Comment by Vanit
2 hours ago
Ugh a terminal purist. Just as insufferable as the ones in person at work. Yeah have fun with your gigantic unorganized git diffs I guess.
2 hours ago
Ugh a terminal purist. Just as insufferable as the ones in person at work. Yeah have fun with your gigantic unorganized git diffs I guess.
You can clean up git diffs a lot, I personally find them easy to ready anyway, with tools like delta[1] which make things super nice to read.

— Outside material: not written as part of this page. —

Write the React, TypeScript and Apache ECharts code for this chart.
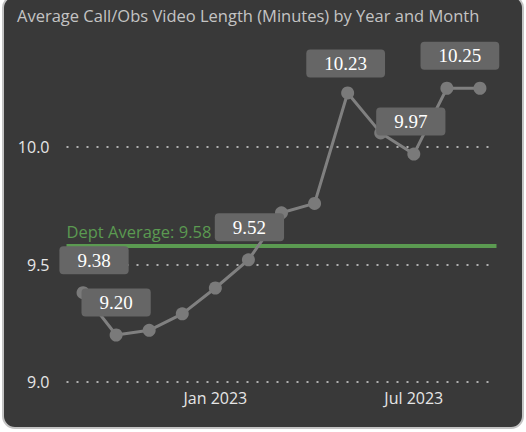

Also if you use a text editor such as neovim you can integrate these things into your editor and get beautiful diffs right there.
That said I do not use neovim or delta, I just use git diffs or my language ide's diff features.
[1]: https://github.com/dandavison/delta
> I personally find them easy to ready anyway, with tools like delta[1] which make things super nice to read. Also if you use a text editor such as neovim you can integrate these things into your editor and get beautiful diffs right there.
All I can see here is “if I use two extra tools, I can almost have as good an experience as vscode (or IntelliJ or whatever) gives me out of the box”.
You mean adding a few lines to a config file once and never think about it again? Some people don’t want to have to deal with why they see as a load of bloated ‘features’, preferring instead to just focus on the task at hand, and that’s okay.
The article is as misguided as the snarky pushback. Let people work however they’re most comfortable and productive, why does it have to be a purity contest?